Determining the lighting in a scene from an image is really hard. Existing computer programs struggle because they need lots of examples of images with *perfect* lighting information, which is expensive and difficult to get. While new AI models are good at creating images, they still have trouble with lighting because it's based on subtle clues, requires understanding the whole scene, and needs to represent a wide range of brightness levels.
What's the solution?
The researchers trained an AI model, specifically a type called a video diffusion transformer, to *generate* the lighting information (represented as an HDR environment map) based on the image it sees. They first trained it on a huge collection of artificially created images with different lighting setups, so it could learn the connection between what things look like and how they're lit.
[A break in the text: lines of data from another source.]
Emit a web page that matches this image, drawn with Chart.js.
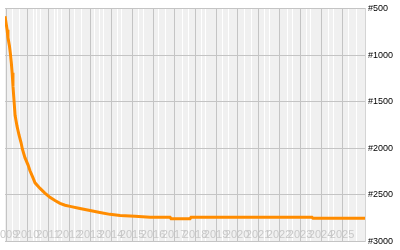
<!DOCTYPE html>
<html>
<head>
<meta charset="utf-8">
<script src="https://cdn.jsdelivr.net/npm/chart.js@4/dist/chart.umd.min.js"></script>
<style>
  html, body { margin: 0; padding: 0; background: #fff; }
  #wrap { width: 400px; height: 250px; }
</style>
</head>
<body>
<div id="wrap"><canvas id="rankChart"></canvas></div>
<script>
// year labels along the bottom
const yearLabels = ['2009', '2010', '2011', '2012', '2013', '2014', '2015', '2016', '2017',
    '2018', '2019', '2020', '2021', '2022', '2023', '2024', '2025'];

// sample dates (fractional years) and the rank at each one
const dates = [2008.95, 2009.00, 2009.05, 2009.09, 2009.16, 2009.21, 2009.25, 2009.29,
    2009.33, 2009.38, 2009.43, 2009.52, 2009.62, 2009.71, 2009.78, 2009.90, 2010.05,
    2010.14, 2010.28, 2010.38, 2010.62, 2010.85, 2011.09, 2011.33, 2011.57, 2011.81, 2012.05,
    2012.52, 2013.00, 2013.47, 2013.95, 2014.43, 2015.14, 2015.86, 2016.81, 2016.86, 2017.76,
    2017.81, 2023.57, 2023.62, 2026.10];
const ranks = [583, 656, 729, 813, 900, 990, 1080, 1190,
    1333, 1490, 1646, 1760, 1860, 1935, 2010, 2100, 2180,
    2240, 2315, 2370, 2430, 2480, 2525, 2560, 2590, 2610, 2622,
    2645, 2667, 2688, 2708, 2719, 2729, 2740, 2740, 2755, 2755,
    2740, 2740, 2750, 2750];

// rank ticks on the right
const rankTicks = [500, 1000, 1500, 2000, 2500, 3000];

// light in-between lines (fractional years)
const minorLines = [2009.33, 2009.66, 2010.33, 2010.47, 2010.62, 2011.33, 2011.47, 2011.66,
    2012.28, 2012.6, 2013.2, 2013.47, 2013.66, 2014.33, 2014.52, 2015.3, 2015.55, 2016.25,
    2016.6, 2017.4, 2017.7, 2018.3, 2018.5, 2019.3, 2019.6, 2020.35, 2020.7, 2021.3, 2021.55,
    2022.4, 2022.65, 2023.3, 2023.5, 2024.35, 2024.6, 2025.3, 2025.7];

const xMin = 2008.95;
const xMax = 2008.95 + 360 / 21;

const plotBackground = {
    id: 'plotBackground',
    beforeDraw(chart) {
        const { ctx, chartArea: a } = chart;
        ctx.save();
        ctx.fillStyle = '#f0f0f0';
        ctx.fillRect(a.left, a.top, a.right - a.left, a.bottom - a.top);
        ctx.restore();
    }
};

// x axes sit inside the plot: no height, no side padding
function flatAxis(s) {
    s.height = 0;
    s.paddingLeft = 0;
    s.paddingRight = 0;
}

const ctx = document.getElementById('rankChart').getContext('2d');
new Chart(ctx, {
    type: 'line',
    data: {
        datasets: [{
            data: dates.map((d, i) => ({ x: d, y: ranks[i] })),
            borderColor: '#ff8c00',
            borderWidth: 3,
            pointRadius: 0,
            tension: 0,
            fill: false
        }]
    },
    options: {
        responsive: true,
        maintainAspectRatio: false,
        animation: false,
        layout: { padding: { top: 5, bottom: 5, left: 5, right: 0 } },
        plugins: { legend: { display: false }, tooltip: { enabled: false } },
        scales: {
            xMinor: {
                type: 'linear',
                position: 'bottom',
                min: xMin,
                max: xMax,
                z: -1,
                afterBuildTicks: s => { s.ticks = minorLines.map(v => ({ value: v })); },
                afterFit: flatAxis,
                ticks: { display: false },
                grid: { color: '#ffffff', drawTicks: false },
                border: { display: false }
            },
            x: {
                type: 'linear',
                position: 'bottom',
                min: xMin,
                max: xMax,
                afterBuildTicks: s => { s.ticks = yearLabels.map(y => ({ value: Number(y) })); },
                afterFit: flatAxis,
                ticks: {
                    autoSkip: false,
                    maxRotation: 0,
                    mirror: true,
                    padding: 0,
                    color: '#c8c8c8',
                    font: { family: '"Liberation Sans", Arial, sans-serif', size: 11 },
                    callback: (v, i) => yearLabels[i]
                },
                grid: { color: '#c4c4c4', drawTicks: false },
                border: { color: '#c4c4c4' }
            },
            y: {
                type: 'linear',
                position: 'right',
                reverse: true,
                min: 500,
                max: 3000,
                afterBuildTicks: s => { s.ticks = rankTicks.map(v => ({ value: v })); },
                afterFit: s => { s.width = 35; },
                ticks: {
                    padding: 3,
                    color: '#000',
                    font: { family: '"Liberation Sans", Arial, sans-serif', size: 9 },
                    callback: v => '#' + v
                },
                grid: { color: '#c4c4c4', drawTicks: false },
                border: { color: '#d4d4d4' }
            }
        }
    },
    plugins: [plotBackground]
});
</script>
</body>
</html>
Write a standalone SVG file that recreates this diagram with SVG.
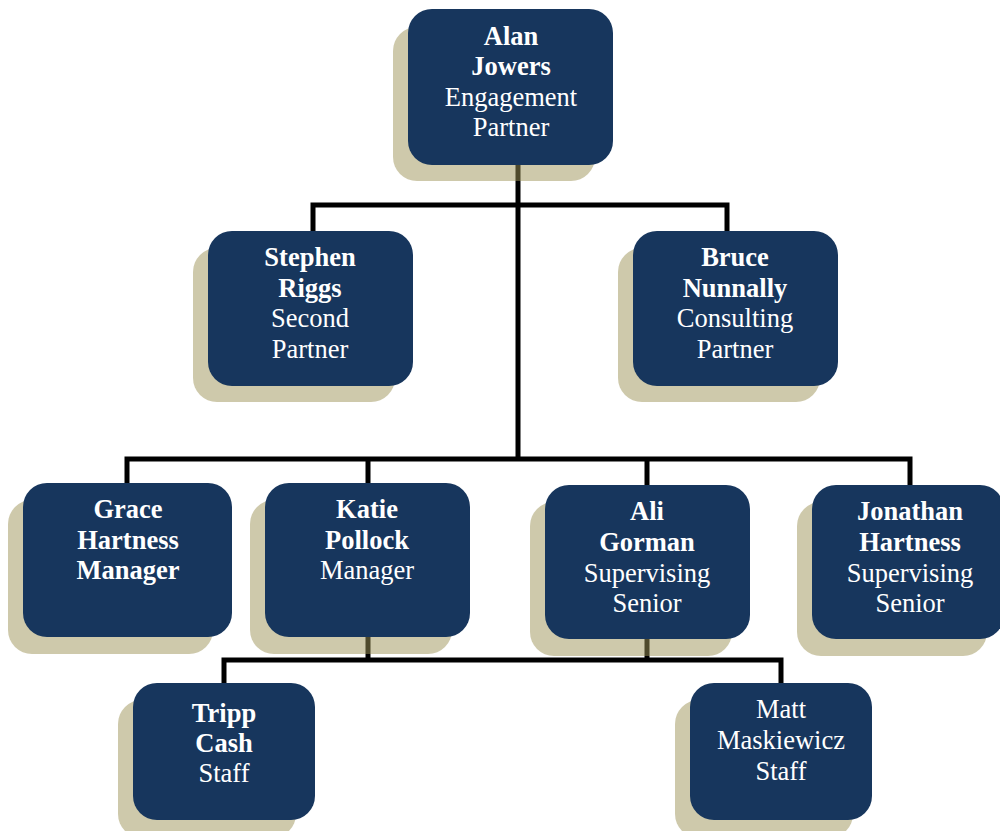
<svg xmlns="http://www.w3.org/2000/svg" width="1000" height="831" viewBox="0 0 1000 831">
<style>
.box{fill:#17365d;}
.sh{fill:#9d9358;fill-opacity:0.5;}
.ln{fill:none;stroke:#000;stroke-width:5;stroke-linecap:square;}
text{font-family:"Liberation Serif","Times New Roman",serif;font-size:26.5px;fill:#fff;text-anchor:middle;}
.b{font-weight:bold;}
</style>
<rect width="1000" height="831" fill="#fff"/>
<g id="connectors">
<path class="ln" d="M518 165V459M313 229V205H727V231M127 483V459H910V485M368 459V483M647 459V485"/>
<path class="ln" d="M368 637V660M647 639V660M224 683V660H781V683"/>
</g>
<g id="alan">
<rect class="sh" x="393" y="27" width="202" height="154" rx="24"/>
<rect class="box" x="408" y="9" width="205" height="156" rx="24"/>
<text x="511" y="45" class="b">Alan</text>
<text x="511" y="75" class="b">Jowers</text>
<text x="511" y="106">Engagement</text>
<text x="511" y="136">Partner</text>
</g>
<g id="stephen">
<rect class="sh" x="193" y="248" width="202" height="154" rx="24"/>
<rect class="box" x="208" y="231" width="205" height="155" rx="24"/>
<text x="310" y="266" class="b">Stephen</text>
<text x="310" y="297" class="b">Riggs</text>
<text x="310" y="327">Second</text>
<text x="310" y="358">Partner</text>
</g>
<g id="bruce">
<rect class="sh" x="618" y="248" width="202" height="154" rx="24"/>
<rect class="box" x="633" y="231" width="205" height="155" rx="24"/>
<text x="735" y="266" class="b">Bruce</text>
<text x="735" y="297" class="b">Nunnally</text>
<text x="735" y="327">Consulting</text>
<text x="735" y="358">Partner</text>
</g>
<g id="grace">
<rect class="sh" x="8" y="500" width="205" height="154" rx="24"/>
<rect class="box" x="23" y="483" width="209" height="154" rx="24"/>
<text x="128" y="518" class="b">Grace</text>
<text x="128" y="549" class="b">Hartness</text>
<text x="128" y="579" class="b">Manager</text>
</g>
<g id="katie">
<rect class="sh" x="250" y="500" width="202" height="154" rx="24"/>
<rect class="box" x="265" y="483" width="205" height="154" rx="24"/>
<text x="367" y="518" class="b">Katie</text>
<text x="367" y="549" class="b">Pollock</text>
<text x="367" y="579">Manager</text>
</g>
<g id="ali">
<rect class="sh" x="530" y="502" width="202" height="154" rx="24"/>
<rect class="box" x="545" y="485" width="205" height="154" rx="24"/>
<text x="647" y="520" class="b">Ali</text>
<text x="647" y="551" class="b">Gorman</text>
<text x="647" y="582">Supervising</text>
<text x="647" y="612">Senior</text>
</g>
<g id="jonathan">
<rect class="sh" x="797" y="502" width="190" height="154" rx="24"/>
<rect class="box" x="812" y="485" width="192" height="154" rx="24"/>
<text x="910" y="520" class="b">Jonathan</text>
<text x="910" y="551" class="b">Hartness</text>
<text x="910" y="582">Supervising</text>
<text x="910" y="612">Senior</text>
</g>
<g id="tripp">
<rect class="sh" x="118" y="700" width="178" height="138" rx="24"/>
<rect class="box" x="133" y="683" width="182" height="137" rx="24"/>
<text x="224" y="722" class="b">Tripp</text>
<text x="224" y="752" class="b">Cash</text>
<text x="224" y="782">Staff</text>
</g>
<g id="matt">
<rect class="sh" x="675" y="700" width="178" height="138" rx="24"/>
<rect class="box" x="690" y="683" width="182" height="137" rx="24"/>
<text x="781" y="718">Matt</text>
<text x="781" y="749">Maskiewicz</text>
<text x="781" y="780">Staff</text>
</g>
</svg>
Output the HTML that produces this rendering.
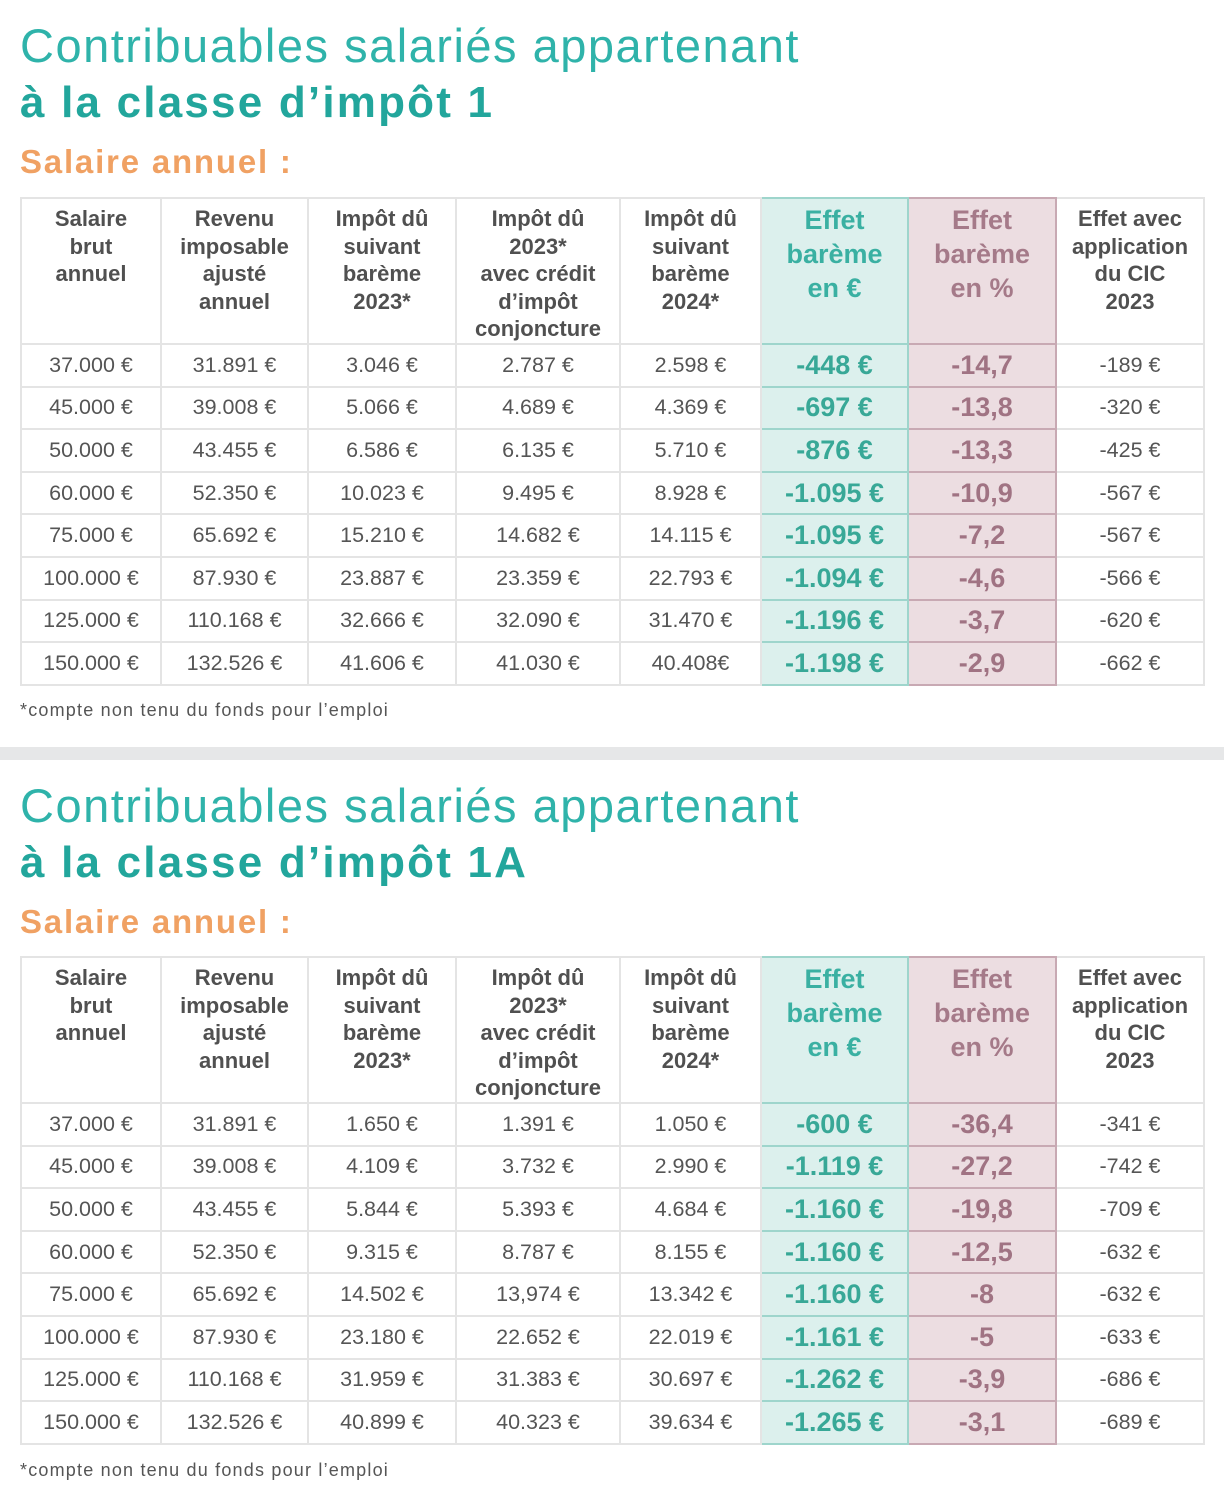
<!DOCTYPE html>
<html><head><meta charset="utf-8">
<style>
body{margin:0;width:1224px;height:1499px;background:#fff;position:relative;overflow:hidden;font-family:"Liberation Sans",sans-serif;}
.t1{position:absolute;left:20px;font-size:47px;line-height:47px;color:#2fb3aa;white-space:nowrap;letter-spacing:1.5px}
.t2{position:absolute;left:20px;font-size:44px;line-height:44px;color:#22a69c;font-weight:bold;white-space:nowrap;letter-spacing:2.2px}
.t3{position:absolute;left:20px;font-size:33px;line-height:33px;color:#f0a163;font-weight:bold;white-space:nowrap;letter-spacing:1.8px}
.fn{position:absolute;left:20px;font-size:18px;line-height:18px;color:#555;white-space:nowrap;letter-spacing:1.2px}
.bar{position:absolute;left:0;top:747px;width:1224px;height:13px;background:#e6e7e8}
table{position:absolute;left:20px;border-collapse:collapse;table-layout:fixed;width:1183px}
td{border:2px solid #e4e4e4;text-align:center;color:#555;font-size:21.5px;height:40.6px;padding:0;white-space:nowrap}
tr.h td{height:138px;vertical-align:top;font-weight:bold;font-size:22px;line-height:27.5px;padding-top:6px;color:#505050}
td.g{background:#dcf0ed;border:2.5px solid #9ed5cc;color:#38a897;font-weight:bold;font-size:27px}
td.p{background:#ecdde1;border:2.5px solid #c8a9b3;color:#a07383;font-weight:bold;font-size:27px}
tr.h td.g,tr.h td.p{font-size:27px;line-height:34px;padding-top:4px}
tr.h td.g{color:#3ab0a2}
tr.h td.p{color:#a57a89}
</style></head><body>

<div class="t1" style="top:22px">Contribuables salariés appartenant</div>
<div class="t2" style="top:81px">à la classe d’impôt 1</div>
<div class="t3" style="top:145px">Salaire annuel :</div>

<table style="top:197px">
<colgroup><col style="width:140px"><col style="width:147px"><col style="width:148px"><col style="width:164px"><col style="width:141px"><col style="width:147px"><col style="width:148px"><col style="width:148px"></colgroup>
<tr class="h"><td>Salaire<br>brut<br>annuel</td><td>Revenu<br>imposable<br>ajusté<br>annuel</td><td>Impôt dû<br>suivant<br>barème<br>2023*</td><td>Impôt dû<br>2023*<br>avec crédit<br>d’impôt<br>conjoncture</td><td>Impôt dû<br>suivant<br>barème<br>2024*</td><td class="g">Effet<br>barème<br>en €</td><td class="p">Effet<br>barème<br>en %</td><td>Effet avec<br>application<br>du CIC<br>2023</td></tr>
<tr><td>37.000 €</td><td>31.891 €</td><td>3.046 €</td><td>2.787 €</td><td>2.598 €</td><td class="g">-448 €</td><td class="p">-14,7</td><td>-189 €</td></tr>
<tr><td>45.000 €</td><td>39.008 €</td><td>5.066 €</td><td>4.689 €</td><td>4.369 €</td><td class="g">-697 €</td><td class="p">-13,8</td><td>-320 €</td></tr>
<tr><td>50.000 €</td><td>43.455 €</td><td>6.586 €</td><td>6.135 €</td><td>5.710 €</td><td class="g">-876 €</td><td class="p">-13,3</td><td>-425 €</td></tr>
<tr><td>60.000 €</td><td>52.350 €</td><td>10.023 €</td><td>9.495 €</td><td>8.928 €</td><td class="g">-1.095 €</td><td class="p">-10,9</td><td>-567 €</td></tr>
<tr><td>75.000 €</td><td>65.692 €</td><td>15.210 €</td><td>14.682 €</td><td>14.115 €</td><td class="g">-1.095 €</td><td class="p">-7,2</td><td>-567 €</td></tr>
<tr><td>100.000 €</td><td>87.930 €</td><td>23.887 €</td><td>23.359 €</td><td>22.793 €</td><td class="g">-1.094 €</td><td class="p">-4,6</td><td>-566 €</td></tr>
<tr><td>125.000 €</td><td>110.168 €</td><td>32.666 €</td><td>32.090 €</td><td>31.470 €</td><td class="g">-1.196 €</td><td class="p">-3,7</td><td>-620 €</td></tr>
<tr><td>150.000 €</td><td>132.526 €</td><td>41.606 €</td><td>41.030 €</td><td>40.408€</td><td class="g">-1.198 €</td><td class="p">-2,9</td><td>-662 €</td></tr>
</table>
<div class="fn" style="top:701px">*compte non tenu du fonds pour l’emploi</div>

<div class="bar"></div>

<div class="t1" style="top:782px">Contribuables salariés appartenant</div>
<div class="t2" style="top:841px">à la classe d’impôt 1A</div>
<div class="t3" style="top:905px">Salaire annuel :</div>

<table style="top:956px">
<colgroup><col style="width:140px"><col style="width:147px"><col style="width:148px"><col style="width:164px"><col style="width:141px"><col style="width:147px"><col style="width:148px"><col style="width:148px"></colgroup>
<tr class="h"><td>Salaire<br>brut<br>annuel</td><td>Revenu<br>imposable<br>ajusté<br>annuel</td><td>Impôt dû<br>suivant<br>barème<br>2023*</td><td>Impôt dû<br>2023*<br>avec crédit<br>d’impôt<br>conjoncture</td><td>Impôt dû<br>suivant<br>barème<br>2024*</td><td class="g">Effet<br>barème<br>en €</td><td class="p">Effet<br>barème<br>en %</td><td>Effet avec<br>application<br>du CIC<br>2023</td></tr>
<tr><td>37.000 €</td><td>31.891 €</td><td>1.650 €</td><td>1.391 €</td><td>1.050 €</td><td class="g">-600 €</td><td class="p">-36,4</td><td>-341 €</td></tr>
<tr><td>45.000 €</td><td>39.008 €</td><td>4.109 €</td><td>3.732 €</td><td>2.990 €</td><td class="g">-1.119 €</td><td class="p">-27,2</td><td>-742 €</td></tr>
<tr><td>50.000 €</td><td>43.455 €</td><td>5.844 €</td><td>5.393 €</td><td>4.684 €</td><td class="g">-1.160 €</td><td class="p">-19,8</td><td>-709 €</td></tr>
<tr><td>60.000 €</td><td>52.350 €</td><td>9.315 €</td><td>8.787 €</td><td>8.155 €</td><td class="g">-1.160 €</td><td class="p">-12,5</td><td>-632 €</td></tr>
<tr><td>75.000 €</td><td>65.692 €</td><td>14.502 €</td><td>13,974 €</td><td>13.342 €</td><td class="g">-1.160 €</td><td class="p">-8</td><td>-632 €</td></tr>
<tr><td>100.000 €</td><td>87.930 €</td><td>23.180 €</td><td>22.652 €</td><td>22.019 €</td><td class="g">-1.161 €</td><td class="p">-5</td><td>-633 €</td></tr>
<tr><td>125.000 €</td><td>110.168 €</td><td>31.959 €</td><td>31.383 €</td><td>30.697 €</td><td class="g">-1.262 €</td><td class="p">-3,9</td><td>-686 €</td></tr>
<tr><td>150.000 €</td><td>132.526 €</td><td>40.899 €</td><td>40.323 €</td><td>39.634 €</td><td class="g">-1.265 €</td><td class="p">-3,1</td><td>-689 €</td></tr>
</table>
<div class="fn" style="top:1461px">*compte non tenu du fonds pour l’emploi</div>

</body></html>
Then, they refined the model using real-world panoramic images to make sure the lighting predictions matched what we'd expect to see in real life. A special technique called low-rank adaptation helped the AI understand the relationship between the image and the lighting.
Why it matters?
This work is important because accurately estimating lighting is crucial for things like creating realistic computer graphics, editing photos, and helping robots understand their surroundings. LuxDiT is better than previous methods at predicting lighting, producing more accurate and detailed results, which means we can create more realistic and immersive visual experiences.
Abstract
Estimating scene lighting from a single image or video remains a longstanding challenge in computer vision and graphics. Learning-based approaches are constrained by the scarcity of ground-truth HDR environment maps, which are expensive to capture and limited in diversity. While recent generative models offer strong priors for image synthesis, lighting estimation remains difficult due to its reliance on indirect visual cues, the need to infer global (non-local) context, and the recovery of high-dynamic-range outputs. We propose LuxDiT, a novel data-driven approach that fine-tunes a video diffusion transformer to generate HDR environment maps conditioned on visual input. Trained on a large synthetic dataset with diverse lighting conditions, our model learns to infer illumination from indirect visual cues and generalizes effectively to real-world scenes. To improve semantic alignment between the input and the predicted environment map, we introduce a low-rank adaptation finetuning strategy using a collected dataset of HDR panoramas. Our method produces accurate lighting predictions with realistic angular high-frequency details, outperforming existing state-of-the-art techniques in both quantitative and qualitative evaluations.